When the matching is being executed, every match we produce must have an index of the capturing group it was matched to. We use these IDs to map the matches to token types.
So the problem of this question arises - how to get the ID of the group?
Similar question here, but it does not provide the solution to my specific problem.
Exactly my problem here, but it's in JS, and I need a C/C++ solution.
So let's say I've got a regex, made up of capturing groups separated by an OR:
(\\b[a-zA-Z]+\\b)|(\\b\\d+\\b)
which matches the the whole numbers or alpha-words.

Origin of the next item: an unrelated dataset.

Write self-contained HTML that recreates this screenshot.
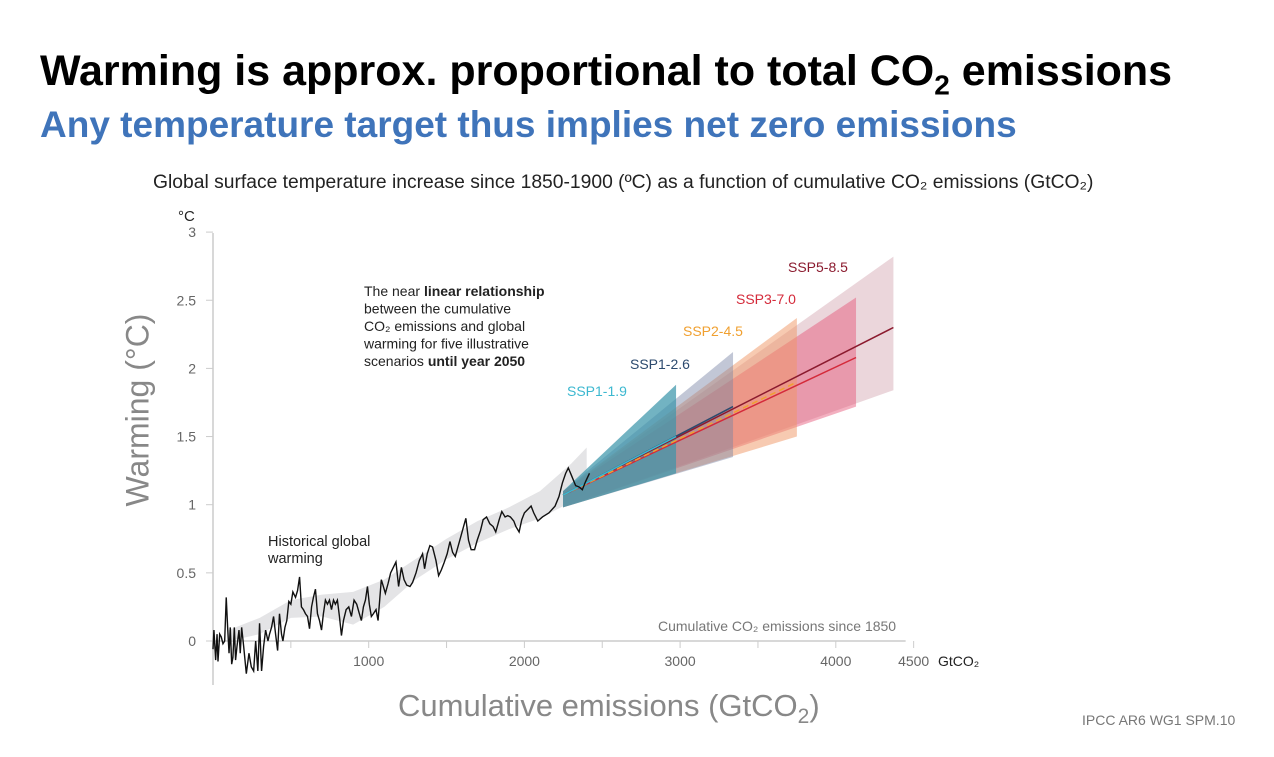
<!DOCTYPE html>
<html><head><meta charset="utf-8">
<style>
body{margin:0;background:#fff;width:1274px;height:757px;overflow:hidden;position:relative;font-family:"Liberation Sans",sans-serif}
.t{position:absolute;white-space:nowrap}
</style></head><body>
<div class="t" style="left:40px;top:47px;font-size:43px;font-weight:bold;color:#000">Warming is approx. proportional to total CO<sub style="font-size:28px">2</sub> emissions</div>
<div class="t" style="left:40px;top:104px;font-size:37px;font-weight:bold;color:#3f74ba">Any temperature target thus implies net zero emissions</div>
<div class="t" style="left:153px;top:172px;font-size:19.3px;color:#222">Global surface temperature increase since 1850-1900 (ºC) as a function of cumulative CO₂ emissions (GtCO₂)</div>
<div class="t" style="left:138px;top:410px;transform:translate(-50%,-50%) rotate(-90deg);font-size:32px;color:#888">Warming (°C)</div>
<div class="t" style="left:398px;top:688px;font-size:31px;color:#888">Cumulative emissions (GtCO<sub style="font-size:21px">2</sub>)</div>
<div class="t" style="left:1082px;top:712px;font-size:14px;color:#777">IPCC AR6 WG1 SPM.10</div>
<svg id="chart" width="1274" height="757" style="position:absolute;left:0;top:0" font-family="Liberation Sans, sans-serif"></svg>
<script>
const histE=[0,6,17,26,32,43,53,64,75,85,94,103,111,120,128,137,145,154,167,175,184,197,214,231,246,261,274,288,299,312,325,338,353,363,376,389,402,415,427,440,449,462,474,487,500,513,530,543,556,568,581,594,607,620,633,645,658,671,684,697,709,722,735,748,761,774,786,799,812,825,838,855,872,889,906,923,940,953,966,979,992,1004,1017,1030,1047,1060,1081,1094,1107,1124,1141,1158,1175,1192,1210,1227,1244,1265,1282,1304,1325,1346,1359,1376,1393,1410,1432,1449,1466,1483,1504,1522,1539,1556,1573,1590,1607,1624,1641,1658,1680,1697,1718,1735,1757,1778,1799,1816,1838,1855,1876,1893,1910,1932,1945,1966,1983,2000,2026,2043,2060,2086,2116,2158,2197,2222,2244,2265,2282,2304,2329,2351,2372,2393,2418];
const histT=[-0.06,0.08,-0.14,0.05,-0.15,0.05,0.03,-0.02,0,0.32,0.10,-0.09,0.10,-0.17,-0.12,0.10,-0.14,-0.04,0.08,-0.09,0.10,-0.04,-0.24,-0.09,-0.19,-0.22,0,-0.22,0.13,-0.22,-0.04,0.08,0,0.05,0.10,0.18,0.05,-0.07,0.20,0.05,0,0.10,0.15,0.29,0.27,0.36,0.32,0.37,0.47,0.25,0.23,0.20,0.18,0.09,0.25,0.32,0.38,0.20,0.15,0.08,0.20,0.30,0.27,0.30,0.23,0.30,0.27,0.30,0.18,0.04,0.15,0.23,0.25,0.18,0.30,0.27,0.20,0.15,0.25,0.30,0.40,0.27,0.18,0.20,0.23,0.15,0.45,0.40,0.35,0.42,0.50,0.54,0.58,0.40,0.54,0.45,0.41,0.40,0.43,0.50,0.59,0.64,0.53,0.64,0.70,0.69,0.59,0.48,0.52,0.57,0.64,0.73,0.65,0.62,0.69,0.76,0.83,0.90,0.74,0.67,0.67,0.74,0.81,0.89,0.91,0.86,0.84,0.80,0.89,0.95,0.91,0.92,0.91,0.88,0.84,0.80,0.89,0.94,0.97,0.99,0.94,0.88,0.91,0.94,0.99,1.06,1.16,1.23,1.27,1.21,1.14,1.13,1.11,1.17,1.23];
const bandE=[100,300,500,700,900,1100,1300,1500,1700,1900,2100,2300,2400];
const bandLo=[0.0,0.05,0.17,0.18,0.12,0.25,0.45,0.6,0.72,0.82,0.9,1.02,1.08];
const bandHi=[0.08,0.17,0.3,0.34,0.36,0.45,0.6,0.75,0.88,0.98,1.1,1.3,1.42];
const scenNames=["SSP5-8.5","SSP3-7.0","SSP2-4.5","SSP1-2.6","SSP1-1.9"];
const scenStartE=[2248,2248,2248,2248,2248];
const scenStartLo=[0.98,0.98,0.98,0.98,0.98];
const scenStartHi=[1.10,1.10,1.10,1.10,1.10];
const scenEndE=[4370,4130,3750,3340,2974];
const scenEndLo=[1.84,1.72,1.50,1.35,1.23];
const scenEndHi=[2.82,2.52,2.37,2.12,1.88];
const scenMidEnd=[2.30,2.08,1.90,1.72,1.50];
const scenMidStart=[1.07,1.07,1.07,1.07,1.07];
const yTicks=[0,0.5,1,1.5,2,2.5,3];
const yTickLabels=["0","0.5","1","1.5","2","2.5","3"];
const xTicks=[1000,2000,3000,4000,4500];
const xTickLabels=["1000","2000","3000","4000","4500"];
const xMinor=[500,1500,2500,3500];

const X=e=>213+e*0.1557, Y=t=>641-t*136.3;
const svg=document.getElementById('chart');const NS='http://www.w3.org/2000/svg';
function mk(tag,attrs,parent){const el=document.createElementNS(NS,tag);for(const k in attrs)el.setAttribute(k,attrs[k]);(parent||svg).appendChild(el);return el;}
function txt(x,y,s,attrs){const el=mk('text',Object.assign({x:x,y:y},attrs));el.textContent=s;return el;}
let el=mk('line',{x1:213,y1:233,x2:213,y2:685,stroke:'#ccc','stroke-width':1.5});


el=mk('line',{x1:213,y1:Y(0),x2:X(4500)-8,y2:Y(0),stroke:'#ccc','stroke-width':1.5});


yTicks.forEach((v,i)=>{
 let l=mk('line',{x1:206,y1:Y(v),x2:213,y2:Y(v),stroke:'#ccc'});
 
 
 let t=txt(196,Y(v)+5,yTickLabels[i],{'text-anchor':'end','font-size':14,fill:'#666'});
 
 
});
el=txt(178,221,'°C',{'font-size':15,fill:'#222'});


xTicks.concat(xMinor).forEach(v=>{
 let l=mk('line',{x1:X(v),y1:Y(0),x2:X(v),y2:Y(0)+7,stroke:'#ccc'});
 
 
});
xTicks.forEach((v,i)=>{
 let t=txt(X(v),666,xTickLabels[i],{'text-anchor':'middle','font-size':14,fill:'#666'});
 
 
});
el=txt(938,666,'GtCO₂',{'font-size':14,fill:'#222'});


el=txt(658,631,'Cumulative CO₂ emissions since 1850',{'font-size':14,fill:'#777'});


let pts=bandE.map((e,i)=>X(e)+','+Y(bandHi[i])).concat(bandE.slice().reverse().map((e,j)=>X(e)+','+Y(bandLo[bandE.length-1-j])));
el=mk('polygon',{points:pts.join(' '),fill:'#e4e4e6'});


const fills=['rgba(175,90,110,0.25)','rgba(228,80,115,0.45)','rgba(240,150,100,0.5)','rgba(120,130,165,0.45)','rgba(60,150,170,0.72)'];
const lineCols=['#8b1a2e','#d42a3a','#f0a030','#2c4a6e','#3cb8d0'];
scenNames.forEach((n,i)=>{
 let p=mk('polygon',{points:[X(scenStartE[i])+','+Y(scenStartHi[i]),X(scenEndE[i])+','+Y(scenEndHi[i]),X(scenEndE[i])+','+Y(scenEndLo[i]),X(scenStartE[i])+','+Y(scenStartLo[i])].join(' '),fill:fills[i]});
 
 
});
scenNames.forEach((n,i)=>{
 let l=mk('line',{x1:X(scenStartE[i]),y1:Y(scenMidStart[i]),x2:X(scenEndE[i]),y2:Y(scenMidEnd[i]),stroke:lineCols[i],'stroke-width':1.5,'stroke-dasharray':i==2?'6 4':'none'});
 
 
});
el=mk('polyline',{points:histE.map((e,i)=>X(e)+','+Y(histT[i])).join(' '),fill:'none',stroke:'#111','stroke-width':1.4});


const labPos=[[788,272],[736,304],[683,336],[630,369],[567,396]];
scenNames.forEach((n,i)=>{
 let t=txt(labPos[i][0],labPos[i][1],n,{'font-size':14,fill:lineCols[i]});
 
 
});
const ann=[['The near ','linear relationship'],['between the cumulative',''],['CO₂ emissions and global',''],['warming for five illustrative',''],['scenarios ','until year 2050']];
ann.forEach((a,i)=>{
 let t=txt(364,296+i*17.5,a[0],{'font-size':14,fill:'#222'});
 
 
 if(a[1]){let b=mk('tspan',{'font-weight':'bold'},t);b.textContent=a[1];}
});
el=txt(268,546,'Historical global',{'font-size':14.5,fill:'#222'});


el=txt(268,563,'warming',{'font-size':14.5,fill:'#222'});


</script>
</body></html>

My problem requires that the index of the capture group the regex submatch matched to could be known, e.g. when matching the string
foo bar 123
3 iterations will be done. The group indexes of the matches of every iteration would be 0 0 1
, because the first two matches matched the first capturing group, and the last match matched the second capturing group.
I know that in standard std::regex
library it's not entirely possible (regex_token_iterator
is not a solution, because I don't need to skip any matches).
I don't have much knowledge about boost::regex
or PCRE regex library.
What is the best way to accomplish this task? Which is the library and method to use?